Se c'è un tipo di Metal che davvero adoro, è quello "cerebrale". Vi sono poche cose piacevoli e corroboranti quanto giacere in vestaglia leopardata sul letto a baldacchino mentre si ascolta musica geniale e avanguardistica, sorseggiando un the al bergamotto e pregustando il piacere di un buon sigaro. Tuttavia, ogni tanto giunge anche per il sottoscritto il momento di scendere di qualche gradino ed esplorare sonorità più rozze ed aggressive, per poi distaccarsene con sprezzante superiorità. E'stato così che mi sono avvicinato agli Amon Amarth: un gruppo di vichinghi veri, di quelli che vanno al mare col drakkar gonfiabile e mangiano carne cruda di orso bianco; solo che questi svedesi non sfogano la loro naturale rabbia scandinava solcando il mare per compiere razzie, bensì sfornando violente perle metallazze. E quando venne l'ora di realizzare "Versus The World" (2002), dovevano essere parecchio incazzati.

Lo stesso singer Johan Hegg, ragazzone barbuto cresciuto a birra e bistecche, ha definito il quarto lavoro della sua band "il più pesante, malinconico e oscuro che abbiamo mai fatto", ed effettivamente si può udire una certa parvenza di tragicità (su tutte "Across The Rainbow Bridge") serpeggiare tra le nove tracce del disco. Per carità, rimane pur sempre un album targato "Amon Amarth", pieno zeppo dunque di rimandi alla mitologia, del classico anticristianesimo del genere e di una melodia che a un orecchio attento saprà offrire sottili e pregevoli variazioni. Il growling di Hegg è possente ed intenso come la fase più concitata del Ragnarök, le chitarre rombano tonanti manco fossero fulmini invocati da Thor, e la batteria dell'ottimo Fredrik Andresson ricorda il suo implacabile martello che si abbatte tonante sul serpente Midgard. Eppure, anche i nostri cinque vichinghi, reduci da tre dischi burrascosi, hanno finalmente capito cosa sia la mestizia. Ecco allora che si passa dalla drammaticità epica della title-track e di "Where Silent Gods Stand Guard" al pessimismo di "...And Soon The World Will Cease To Be".

In conclusione, "Versus The World" è un disco che si regge sulla commistione tanto cara agli Amon Amarth di violenza e melodia, e riesce a risultare ancora molto potente, sebbene il gruppo abbia deciso di allentare le briglie rispetto ai primi tre lavori.
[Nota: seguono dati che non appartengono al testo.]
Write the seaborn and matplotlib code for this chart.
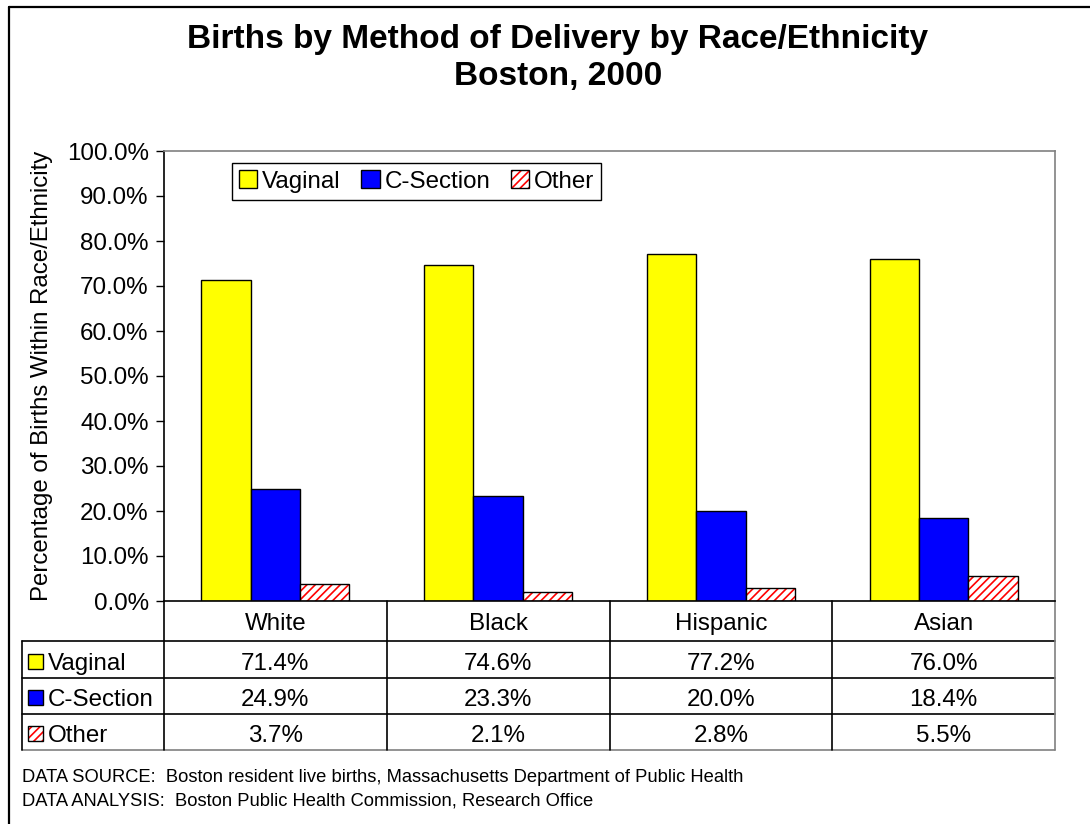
import matplotlib
matplotlib.use("Agg")
import matplotlib.pyplot as plt
from matplotlib.patches import Patch, Rectangle
from matplotlib.lines import Line2D
from matplotlib.colors import to_rgba
from matplotlib.ticker import FuncFormatter
import matplotlib.transforms as mtransforms
import seaborn as sns
import pandas as pd

# Data
races = ["White", "Black", "Hispanic", "Asian"]
methods = ["Vaginal", "C-Section", "Other"]
vaginal = [71.4, 74.6, 77.2, 76.0]
c_section = [24.9, 23.3, 20.0, 18.4]
other = [3.7, 2.1, 2.8, 5.5]
y_ticks = [0, 10, 20, 30, 40, 50, 60, 70, 80, 90, 100]

title = "Births by Method of Delivery by Race/Ethnicity\nBoston, 2000"
y_label = "Percentage of Births Within Race/Ethnicity"
footer = ["DATA SOURCE:  Boston resident live births, Massachusetts Department of Public Health",
          "DATA ANALYSIS:  Boston Public Health Commission, Research Office"]

series = {"Vaginal": vaginal, "C-Section": c_section, "Other": other}
df = pd.DataFrame([
    {"race": r, "method": m, "pct": series[m][i]}
    for m in methods for i, r in enumerate(races)
])

sns.set_theme(style="white")
plt.rcParams["font.family"] = ["Liberation Sans", "DejaVu Sans"]
plt.rcParams["hatch.linewidth"] = 1.2
for key in ["text.color", "axes.labelcolor", "xtick.color", "ytick.color"]:
    plt.rcParams[key] = "black"

W, H = 1090, 824
fig = plt.figure(figsize=(W / 100, H / 100), dpi=100)
fig.patch.set_facecolor("white")

# plot area in pixel coordinates
L, R, T, B = 164, 1055, 151, 601
ax = fig.add_axes([L / W, 1 - B / H, (R - L) / W, (B - T) / H])

colors = {"Vaginal": "#FFFF00", "C-Section": "#0000FF", "Other": "white"}
sns.barplot(data=df, x="race", y="pct", hue="method", order=races,
            hue_order=methods, palette=colors, width=0.665, saturation=1,
            edgecolor="black", linewidth=1.0, legend=False, ax=ax)

red = to_rgba("#FF0000")
for bar in ax.containers[2]:
    bar.set_hatch("////")
    bar._hatch_color = red

ax.set_xlim(-0.5, len(races) - 0.5)
ax.set_ylim(0, 100)
ax.set_yticks(y_ticks)
ax.yaxis.set_major_formatter(FuncFormatter(lambda v, p: f"{v:.1f}%"))
ax.tick_params(axis="y", which="major", direction="out", length=6, width=1,
               color="black", labelsize=17.4, pad=5, left=True)
ax.tick_params(axis="x", bottom=False, labelbottom=False)
ax.set_xlabel("")
ax.set_ylabel(y_label, fontsize=17.3, labelpad=10)
for side in ["top", "right"]:
    ax.spines[side].set_color("#808080")
    ax.spines[side].set_linewidth(1.2)
for side in ["left", "bottom"]:
    ax.spines[side].set_color("black")
    ax.spines[side].set_linewidth(1.2)

# legend
handles = [Patch(facecolor=colors[m], edgecolor="black", linewidth=1.0) for m in methods]
h3 = handles[2]
h3.set_hatch("////")
h3._hatch_color = red
leg = ax.legend(handles, methods, ncol=3, loc="upper left",
                bbox_to_anchor=((232 - L) / (R - L), (B - 163) / (B - T)),
                borderaxespad=0, fontsize=17.4, handlelength=0.75, handleheight=0.75,
                handletextpad=0.2, columnspacing=0.85, borderpad=0.3,
                fancybox=False, framealpha=1, edgecolor="black")
leg.get_frame().set_linewidth(1.0)

# data table below the plot area
def yfrac(py):
    return (B - py) / (B - T)

def xfrac(px):
    return (px - L) / (R - L)

tax = ax.transAxes
blend = mtransforms.blended_transform_factory(ax.transData, ax.transAxes)
row_edges = [601, 641, 678, 714, 750]
table_left = 22
col_edges = [L + i * (R - L) / len(races) for i in range(len(races) + 1)]

def hline(x0, x1, py, color="black"):
    ax.add_line(Line2D([xfrac(x0), xfrac(x1)], [yfrac(py), yfrac(py)], transform=tax,
                       color=color, lw=1.2, clip_on=False))

def vline(px, y0, y1, color="black"):
    ax.add_line(Line2D([xfrac(px), xfrac(px)], [yfrac(y0), yfrac(y1)], transform=tax,
                       color=color, lw=1.2, clip_on=False))

for py in row_edges[1:-1]:
    hline(table_left, R, py)
hline(table_left, R, row_edges[-1], color="#808080")
vline(table_left, row_edges[1], row_edges[-1])
for px in col_edges[:-1]:
    vline(px, row_edges[0], row_edges[-1])
vline(col_edges[-1], row_edges[0], row_edges[-1], color="#808080")

fs_table = 17.4
cap_half = 8.6  # half the cap height of the table font, in pixels
header_base = yfrac((row_edges[0] + row_edges[1]) / 2 + cap_half)
for i, r in enumerate(races):
    ax.text(i, header_base, r, transform=blend, ha="center", va="baseline",
            fontsize=fs_table, clip_on=False)

for j, m in enumerate(methods):
    cy = (row_edges[j + 1] + row_edges[j + 2]) / 2 + 1.5
    base = yfrac(cy + cap_half)
    for i, v in enumerate(series[m]):
        ax.text(i, base, f"{v:.1f}%", transform=blend, ha="center",
                va="baseline", fontsize=fs_table, clip_on=False)
    sq = 15
    rect = Rectangle((xfrac(28), yfrac(cy + sq / 2)), sq / (R - L), sq / (B - T),
                     transform=tax, facecolor=colors[m], edgecolor="black",
                     lw=1.0, clip_on=False)
    if m == "Other":
        rect.set_hatch("////")
    ax.add_patch(rect)
    if m == "Other":
        rect._hatch_color = red
    ax.text(xfrac(48), base, m, transform=tax, ha="left", va="baseline",
            fontsize=fs_table, clip_on=False)

# title
fig.text(558 / W, 1 - 58 / H, title, ha="center", va="center", fontsize=24,
         fontweight="bold", linespacing=1.27)

# footer
for k, line in enumerate(footer):
    fig.text(22 / W, 1 - (777 + 24 * k) / H, line, ha="left", va="center",
             fontsize=13.2)

# outer frame (top and left edges)
fig.add_artist(Line2D([8.5 / W, 1], [1 - 6.5 / H, 1 - 6.5 / H], transform=fig.transFigure,
                      color="black", lw=1.6))
fig.add_artist(Line2D([8.5 / W, 8.5 / W], [0, 1 - 6.5 / H], transform=fig.transFigure,
                      color="black", lw=1.6))

fig.savefig("out.png", dpi=100, facecolor="white")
Purtroppo, però, è un disco che è stato e verrà etichettato da molti come "ripetitivo": in effetti, bisogna ammettere che, nonostante i piccoli cambiamenti di cui si è detto sopra, la proposta musicale di quest'album è troppo poco diversificata. Insomma, c'è il rischio che lo si ascolti in bomba per qualche giorno e poi lo si abbandoni alla polvere. Se però siete fan del genere, è un lavoro che non può mancare nella vostra collezione, quant'è vero Odino!

E adesso scusate, è l'ora del mio the.